Father Andrew Foreshew-Cain says he was told he would not find a new parish outside London because he is married to another man
An Anglican vicar who became the first in Britain to marry his same-sex partner has announced he is quitting as a minister in the “institutionally homophobic” Church of England.
Father Andrew Foreshew-Cain, a member of the ruling General Synod, is leaving his church in north London to move to the Peak District with husband Stephen, but will not seek another parish as he said he was told he wouldn’t be given one.
“I’m resigning my parishes and won’t be a licenced minister anymore and, because I’m married to Stephen, it was made clear to me that I wouldn’t get a licence for a new church,” he told The Independent.
“In the normal run of things, I’d be looking for a parish up north but I can’t have one because of the institutional homophobia of the Church of England.”
At 53, Father Foreshew-Cain agreed he was young to retire but said it had become “wearisome” to constantly fight prejudice.
Officially, the Church forbids same-sex marriage for its clergy, but his was “tolerated” in his north London parish in a way he said it would not be in many parts of the country.
Having worked in the Church for 30 years – 27 of them as a priest – he said his overriding feeling now was one of “relief” as he waits to conduct his final service at St Mary and All Souls in West Hampstead in July.
“The Church of England is an organisation which is primarily institutionally homophobic, which has policies and statements which are harmful to LGBTI people, and I’m looking forward to not being responsible to an organisation which treats gay and lesbian people quite as badly as it does,” he said.
He stressed he still had his faith and would carry on going to church. He hopes to remain a campaigning voice for greater equality in the Church.
“There is a kind of pressure in being paid by an organisation which just treats you so badly, and you just have to keep on taking it because that’s how you make a living,” he said.
“I don’t know any of my gay and lesbian friends who intend to stay in the Church until the end of their working lives.
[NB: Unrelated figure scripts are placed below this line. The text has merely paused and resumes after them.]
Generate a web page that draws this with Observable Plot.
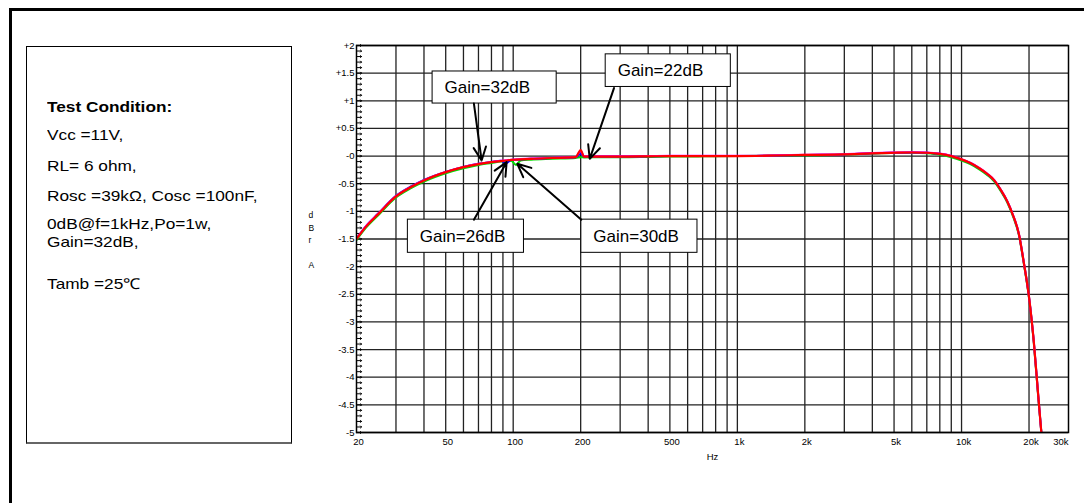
<!DOCTYPE html>
<html><head><meta charset="utf-8">
<script src="https://cdn.jsdelivr.net/npm/d3@7"></script>
<script src="https://cdn.jsdelivr.net/npm/@observablehq/plot@0.6"></script>
<style>
body{margin:0;background:#fff;}
#page{position:relative;width:1084px;height:503px;overflow:hidden;font-family:"Liberation Sans",Arial,sans-serif;background:#fff;}
#frame{position:absolute;left:9px;top:8px;width:1100px;height:520px;border-left:3px solid #000;border-top:3px solid #000;}
#cond{position:absolute;left:26px;top:46px;width:264px;height:395px;border:1px solid #000;border-bottom:2px solid #666;}
.ln{position:absolute;left:20px;font-size:15px;white-space:nowrap;line-height:13px;color:#000;transform:scaleX(1.15);transform-origin:0 0;}
#chart{position:absolute;left:300px;top:30px;}
</style></head>
<body>
<div id="page">
  <div id="frame"></div>
  <div id="cond">
    <div class="ln" style="top:53.3px;font-weight:bold">Test Condition:</div>
    <div class="ln" style="top:81.3px">Vcc =11V,</div>
    <div class="ln" style="top:112px">RL= 6 ohm,</div>
    <div class="ln" style="top:142px">Rosc =39kΩ, Cosc =100nF,</div>
    <div class="ln" style="top:170.3px">0dB@f=1kHz,Po=1w,</div>
    <div class="ln" style="top:187.5px">Gain=32dB,</div>
    <div class="ln" style="top:230.3px">Tamb =25℃</div>
  </div>
  <div id="chart"></div>
</div>
<script>
// Frequency points (Hz)
const freq = [20,22,25,30,35,40,50,60,70,80,
  88,93,98,103,108,120,150,190,200,207,
  250,300,400,500,700,1000,1500,2000,3000,4000,
  5000,6000,7000,8000,9000,10000,11000,12000,13000,14000,
  15000,16000,17000,18000,19000,20000,21000,22000,22700];

// Response curves (dBrA)
const greenDb = [-1.52,-1.30,-1.07,-0.75,-0.58,-0.46,-0.31,-0.22,-0.16,-0.125,
  -0.10,-0.09,-0.085,-0.16,-0.08,-0.065,-0.05,-0.035,-0.02,-0.025,
  -0.02,-0.02,-0.015,-0.01,-0.005,0,0.01,0.015,0.025,0.045,
  0.055,0.06,0.05,0.025,-0.02,-0.08,-0.15,-0.24,-0.34,-0.46,
  -0.64,-0.84,-1.10,-1.42,-1.97,-2.57,-3.37,-4.37,-5.0];
const blueDb = [-1.49,-1.27,-1.04,-0.72,-0.55,-0.43,-0.285,-0.195,-0.14,-0.105,
  -0.085,-0.13,-0.07,-0.065,-0.06,-0.05,-0.035,-0.02,0.04,-0.01,
  -0.01,-0.01,-0.005,0,0,0,0.01,0.02,0.03,0.05,
  0.06,0.065,0.06,0.04,0.0,-0.06,-0.13,-0.22,-0.32,-0.44,
  -0.62,-0.82,-1.08,-1.40,-1.95,-2.55,-3.35,-4.35,-5.0];
const magentaDb = [-1.49,-1.27,-1.04,-0.725,-0.555,-0.435,-0.285,-0.195,-0.14,-0.105,
  -0.085,-0.075,-0.065,-0.06,-0.055,-0.045,-0.03,-0.015,0.09,-0.005,
  -0.005,-0.005,0,0.005,0.005,0.005,0.015,0.025,0.035,0.055,
  0.065,0.07,0.065,0.045,0.005,-0.055,-0.125,-0.215,-0.315,-0.435,
  -0.615,-0.815,-1.075,-1.395,-1.945,-2.545,-3.345,-4.345,-5.0];
const redDb = [-1.50,-1.28,-1.05,-0.73,-0.56,-0.44,-0.29,-0.20,-0.145,-0.11,
  -0.09,-0.08,-0.07,-0.065,-0.06,-0.05,-0.035,-0.02,0.11,-0.01,
  -0.01,-0.01,-0.005,0,0,0,0.01,0.02,0.03,0.05,
  0.06,0.065,0.06,0.04,0.0,-0.06,-0.13,-0.22,-0.32,-0.44,
  -0.62,-0.82,-1.08,-1.40,-1.95,-2.55,-3.35,-4.35,-5.0];

const seriesValues = [greenDb, blueDb, magentaDb, redDb];
const seriesColors = ["#00dd00", "#0000ff", "#ff00ff", "#ff0000"];
const seriesWidths = [2, 2, 2, 2.2];

// Axes
const xGrid = [30,40,50,60,70,80,90,100,200,300,400,500,600,700,800,900,
  1000,2000,3000,4000,5000,6000,7000,8000,9000,10000,20000];
const xTicks = [20,50,100,200,500,1000,2000,5000,10000,20000];
const xTickLabels = ["20","50","100","200","500","1k","2k","5k","10k","20k"];
const xEdgeTick = [30000];
const xEdgeLabel = ["30k"];
const yTicks = [2,1.5,1,0.5,0,-0.5,-1,-1.5,-2,-2.5,-3,-3.5,-4,-4.5,-5];
const yTickLabels = ["+2","+1.5","+1","+0.5","-0","-0.5","-1","-1.5","-2","-2.5","-3","-3.5","-4","-4.5","-5"];
const yMinor = d3.range(-50, 21).map(i => i / 10);

// Annotations
const annLabels = ["Gain=32dB","Gain=22dB","Gain=26dB","Gain=30dB"];
const boxF1 = [43.7, 258.6, 33.9, 201.4];
const boxF2 = [156.3, 935, 111.7, 663.8];
const boxTop = [1.53, 1.84, -1.15, -1.15];
const boxBottom = [0.95, 1.25, -1.75, -1.75];
const arrowF1 = [66.8, 281.6, 66.8, 201.4];
const arrowDb1 = [0.95, 1.23, -1.15, -1.15];
const arrowF2 = [72.3, 219.5, 93.5, 104.3];
const arrowDb2 = [-0.08, -0.05, -0.11, -0.14];

const yLabelMap = new Map(yTicks.map((v, i) => [v, yTickLabels[i]]));
const ann = annLabels.map((label, i) => ({
  label, f1: boxF1[i], f2: boxF2[i], top: boxTop[i], bottom: boxBottom[i],
  mid: (boxTop[i] + boxBottom[i]) / 2,
  af1: arrowF1[i], ad1: arrowDb1[i], af2: arrowF2[i], ad2: arrowDb2[i]
}));

const font = "'Liberation Sans', Arial, sans-serif";
const chart = Plot.plot({
  width: 784, height: 450,
  marginLeft: 56, marginRight: 16, marginTop: 15, marginBottom: 48,
  x: {type: "log", domain: [20, 30000], axis: null},
  y: {domain: [-5, 2]},
  style: {fontFamily: font, fontSize: "9px", color: "#000", background: "transparent", overflow: "visible"},
  marks: [
    Plot.ruleX(xGrid, {stroke: "#222", strokeWidth: 1.3}),
    Plot.ruleY(yTicks, {stroke: "#222", strokeWidth: 1.3}),
    Plot.vector(yMinor, {y: d => d, frameAnchor: "left", rotate: 90, length: 5, anchor: "start", stroke: "#000", strokeWidth: 1}),
    ...seriesValues.map((vals, s) => Plot.line(freq, {
      x: d => d, y: (d, i) => vals[i], stroke: seriesColors[s], strokeWidth: seriesWidths[s], curve: "monotone-x", clip: true
    })),
    Plot.frame({stroke: "#000", strokeWidth: 1.5}),
    Plot.axisY({ticks: yTicks, tickFormat: d => yLabelMap.get(d), tickSize: 0, tickPadding: 2, label: null, fontSize: 9.5}),
    Plot.text(xTicks, {x: d => d, text: (d, i) => xTickLabels[i], frameAnchor: "bottom", dy: 12, dx: 2, fontSize: 9.5}),
    Plot.text(xEdgeTick, {x: d => d, text: (d, i) => xEdgeLabel[i], frameAnchor: "bottom", dy: 12, textAnchor: "end", fontSize: 9.5}),
    Plot.text(["Hz"], {frameAnchor: "bottom", dy: 27, fontSize: 9.5}),
    Plot.text(["d\nB\nr\n\nA"], {frameAnchor: "left", dx: -48, lineHeight: 1.45, fontSize: 8.5}),
    Plot.rect(ann, {x1: "f1", x2: "f2", y1: "bottom", y2: "top", fill: "#fff", stroke: "#000", strokeWidth: 1}),
    Plot.text(ann, {x: "f1", y: "mid", text: "label", dx: 12, textAnchor: "start", fontSize: 17}),
    Plot.arrow(ann, {x1: "af1", y1: "ad1", x2: "af2", y2: "ad2", stroke: "#000", strokeWidth: 2, headLength: 11, headAngle: 50})
  ]
});
document.getElementById("chart").appendChild(chart);
</script>
</body></html>
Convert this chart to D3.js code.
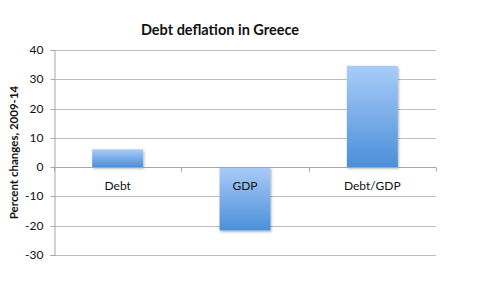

“Most of us are supposed to go on until we’re 68, but all of the gay clergy seem to want to take early retirement … I think it’s wearisome, actually, to be constantly the focus for other people’s nastiness.”
Father Foreshew-Cain said he had been told he can’t be a “true Christian” and be married to a man by a senior cleric.
But he stressed that, in contrast to some senior Anglicans, his own congregation had been “wonderful” and very supportive.
“The problem lies in a small sub-section of the Church which is profoundly nasty and homophobic and in a leadership which is institutionally homophobic and refuses to accept that it is,” he said.
He said that while there has undoubtedly been real progress in his three decades working for the Church, there remained some way to go before true equality was achieved.
“I don’t expect to be able to see all marriages being celebrated in Church of England parishes for a long time yet. Although I do think there will be thanksgiving services and celebrations for gay marriages, I don’t think it will be full equality.”
Father Foreshew-Cain said his final message for the Church would be that there are risks associated with failing to move with the times.
“It has to truly be the Church of England and not just the church for the minority of people within it, and that means welcoming LGBTI people – or it will eventually become an irrelevance.”